Читать онлайн «Но люблю мою курву-Москву». Осип Мандельштам: поэт и город - Леонид Видгоф

Шрифт:

-
+

Интервал:

-
+

Закладка:

Сделать
1 ... 39 40 41 42 43 44 45 46 47 ... 171
Перейти на страницу:

С. Стратановский полагает, что «щучий суд» – это «переозвученное выражение “стучкин суд”» (от фамилии первого наркома советской юстиции Петра Стучки). Если это так, то выражение «стучкин суд» все же могло добавить лишь новый злободневный оттенок к уже имевшемуся представлению о щучьем правосудии, оно явно с таким представлением соотносится.

Москва спит, «как деревянный ларь». Предположение Стратановского, что здесь имеются в виду запертые на ночь рынки Сухаревки и Охотного ряда, не лишено оснований.
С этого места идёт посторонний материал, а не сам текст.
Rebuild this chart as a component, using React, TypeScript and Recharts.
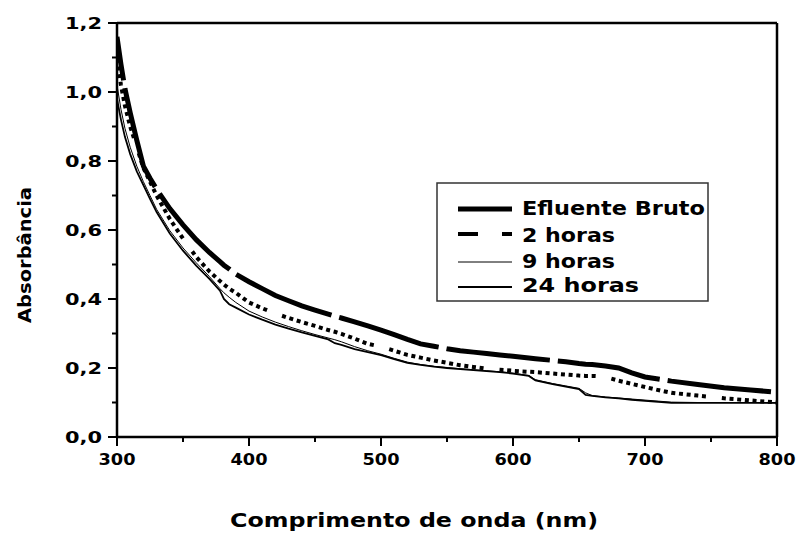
import React from 'react';
import { LineChart, Line, XAxis, YAxis, ReferenceLine, Label } from 'recharts';

const WAVELENGTH = [300,303,306,310,315,320,325,330,340,350,360,370,378,381,385,390,400,410,420,430,440,450,460,465,470,480,490,500,510,520,530,540,550,560,570,580,590,600,612,617,630,640,650,655,660,665,670,680,690,700,710,720,740,760,780,800];

const EFLUENTE_BRUTO = [1.16,1.08,1.01,0.94,0.86,0.785,0.75,0.718,0.662,0.615,0.572,0.535,0.508,0.498,0.487,0.472,0.45,0.43,0.41,0.395,0.38,0.368,0.356,0.35,0.345,0.334,0.322,0.31,0.297,0.283,0.27,0.263,0.256,0.25,0.246,0.242,0.238,0.234,0.229,0.227,0.222,0.218,0.213,0.211,0.21,0.208,0.206,0.2,0.186,0.174,0.168,0.162,0.152,0.143,0.136,0.13];

const HORAS_2 = [1.1,1.02,0.96,0.9,0.84,0.78,0.74,0.7,0.632,0.575,0.522,0.48,0.452,0.442,0.43,0.418,0.39,0.373,0.358,0.345,0.333,0.322,0.31,0.305,0.299,0.285,0.27,0.262,0.25,0.238,0.23,0.222,0.215,0.208,0.203,0.198,0.195,0.192,0.189,0.188,0.184,0.181,0.178,0.177,0.177,0.176,0.174,0.163,0.154,0.145,0.136,0.128,0.12,0.112,0.106,0.1];

const HORAS_9 = [1.02,0.95,0.895,0.84,0.785,0.74,0.7,0.66,0.598,0.548,0.505,0.465,0.43,0.418,0.405,0.39,0.365,0.348,0.333,0.32,0.308,0.297,0.287,0.282,0.276,0.262,0.25,0.24,0.228,0.217,0.21,0.205,0.201,0.198,0.195,0.192,0.189,0.185,0.178,0.166,0.155,0.148,0.141,0.128,0.12,0.118,0.116,0.113,0.11,0.107,0.104,0.101,0.1,0.1,0.1,0.099];

const HORAS_24 = [0.98,0.92,0.87,0.82,0.77,0.73,0.69,0.652,0.59,0.54,0.497,0.458,0.424,0.4,0.385,0.375,0.355,0.34,0.326,0.314,0.303,0.293,0.283,0.272,0.267,0.255,0.246,0.237,0.226,0.215,0.209,0.204,0.2,0.197,0.194,0.191,0.188,0.184,0.177,0.164,0.153,0.146,0.139,0.122,0.119,0.117,0.115,0.112,0.108,0.105,0.102,0.099,0.099,0.099,0.099,0.099];

const X_TICKS = [300,350,400,450,500,550,600,650,700,750,800];
const Y_TICKS = [0,0.1,0.2,0.3,0.4,0.5,0.6,0.7,0.8,0.9,1.0,1.1,1.2];

const SERIES_NAMES = ['Efluente Bruto', '2 horas', '9 horas', '24 horas'];
const X_TITLE = 'Comprimento de onda (nm)';
const Y_TITLE = 'Absorbância';

const data = WAVELENGTH.map((x, i) => ({
  x,
  bruto: EFLUENTE_BRUTO[i],
  h2: HORAS_2[i],
  h9: HORAS_9[i],
  h24: HORAS_24[i],
}));

const FONT = '"DejaVu Sans", Verdana, sans-serif';

const dotted = Array(12).fill('4 3.7').join(' ') + ' 4 16';

const XTick = (props: any) => {
  const { x, y, payload } = props;
  const v = payload.value;
  const major = v % 100 === 0;
  return (
    <g>
      <line x1={x} x2={x} y1={y} y2={y + (major ? 9 : 5)} stroke="#000" strokeWidth={2} />
      {major && (
        <text x={x} y={y + 28} textAnchor="middle" fontFamily={FONT} fontWeight="bold" fontSize={16} textLength={37} lengthAdjust="spacingAndGlyphs" fill="#000">
          {String(v)}
        </text>
      )}
    </g>
  );
};

const YTick = (props: any) => {
  const { x, y, payload } = props;
  const v = payload.value;
  const major = Math.round(v * 10) % 2 === 0;
  return (
    <g>
      <line x1={x} x2={x - (major ? 9 : 5)} y1={y} y2={y} stroke="#000" strokeWidth={2} />
      {major && (
        <text x={x - 15} y={y + 6} textAnchor="end" fontFamily={FONT} fontWeight="bold" fontSize={16} textLength={37} lengthAdjust="spacingAndGlyphs" fill="#000">
          {v.toFixed(1).replace('.', ',')}
        </text>
      )}
    </g>
  );
};

const LegendBox = () => {
  const rows = [
    { y: 215, ly: 209, w: 5, dash: undefined, len: 183 },
    { y: 241.5, ly: 234, w: 4, dash: '20 24', len: 93 },
    { y: 268, ly: 262, w: 1, dash: undefined, len: 93 },
    { y: 292, ly: 287, w: 2, dash: undefined, len: 117 },
  ];
  return (
    <svg width={797} height={534} style={{ position: 'absolute', left: 0, top: 0, pointerEvents: 'none' }}>
      <rect x={437} y={183} width={271} height={118} fill="#fff" stroke="#333" strokeWidth={1.5} />
      {rows.map((r, i) => (
        <g key={i}>
          <line x1={458} x2={512} y1={r.ly} y2={r.ly} stroke="#000" strokeWidth={r.w} strokeDasharray={r.dash} />
          <text x={522} y={r.y} fontFamily={FONT} fontWeight="bold" fontSize={19} textLength={r.len} lengthAdjust="spacingAndGlyphs" fill="#000">
            {SERIES_NAMES[i]}
          </text>
        </g>
      ))}
    </svg>
  );
};

export default function App() {
  return (
    <div style={{ position: 'absolute', left: 0, top: 0, width: 797, height: 534, background: '#fff' }}>
      <LineChart width={797} height={534} data={data} margin={{ top: 23, right: 20, bottom: 67, left: 57 }}>
        <XAxis
          dataKey="x"
          type="number"
          domain={[300, 800]}
          ticks={X_TICKS}
          interval={0}
          tickSize={0}
          tickMargin={0}
          tickLine={false}
          tick={<XTick />}
          axisLine={{ stroke: '#000', strokeWidth: 2.5 }}
          allowDataOverflow
        >
          <Label
            content={() => (
              <text x={414} y={527} textAnchor="middle" fontFamily={FONT} fontWeight="bold" fontSize={19} textLength={368} lengthAdjust="spacingAndGlyphs" fill="#000">
                {X_TITLE}
              </text>
            )}
          />
        </XAxis>
        <YAxis
          type="number"
          domain={[0, 1.2]}
          ticks={Y_TICKS}
          interval={0}
          width={60}
          tickSize={0}
          tickMargin={0}
          tickLine={false}
          tick={<YTick />}
          axisLine={{ stroke: '#000', strokeWidth: 2.5 }}
          allowDataOverflow
        >
          <Label
            content={() => (
              <text x={31} y={255} transform="rotate(-90, 31, 255)" textAnchor="middle" fontFamily={FONT} fontWeight="bold" fontSize={17} textLength={136} lengthAdjust="spacingAndGlyphs" fill="#000">
                {Y_TITLE}
              </text>
            )}
          />
        </YAxis>
        <ReferenceLine y={1.2} stroke="#000" strokeWidth={2.5} />
        <ReferenceLine x={800} stroke="#000" strokeWidth={2.5} />
        <Line type="linear" dataKey="h9" name={SERIES_NAMES[2]} stroke="#000" strokeWidth={1} dot={false} isAnimationActive={false} />
        <Line type="linear" dataKey="h24" name={SERIES_NAMES[3]} stroke="#000" strokeWidth={1.8} dot={false} isAnimationActive={false} />
        <Line type="linear" dataKey="h2" name={SERIES_NAMES[1]} stroke="#000" strokeWidth={4} strokeDasharray={dotted} strokeDashoffset={14} dot={false} isAnimationActive={false} />
        <Line type="linear" dataKey="bruto" name={SERIES_NAMES[0]} stroke="#000" strokeWidth={5} strokeDasharray="104 8" strokeDashoffset={60} dot={false} isAnimationActive={false} />
      </LineChart>
      <LegendBox />
    </div>
  );
}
Но кроме того, что «деревенскость» и, соответственно, деревянность Москвы 1920-х годов были очевидны, в сравнении, видимо, отразилась и смерть Ленина. Москва спит, как гроб. Смерть Ленина знаменует конец эпохи революционного хмеля. Поэт писал о прощании с Лениным в очерке «Прибой у гроба» (1924):

«Необычна Москва в эти ночи. Морозный хруст шагов по завьюженным улицам. Тысячи шагов. Идут кучками: терпеливые пешеходы с Замоскворечья, с Плющихи, с Таганки… <…>

Двери аптек распахиваются: малиновая аптека пышет паром, там яблоку негде упасть – отогреваются…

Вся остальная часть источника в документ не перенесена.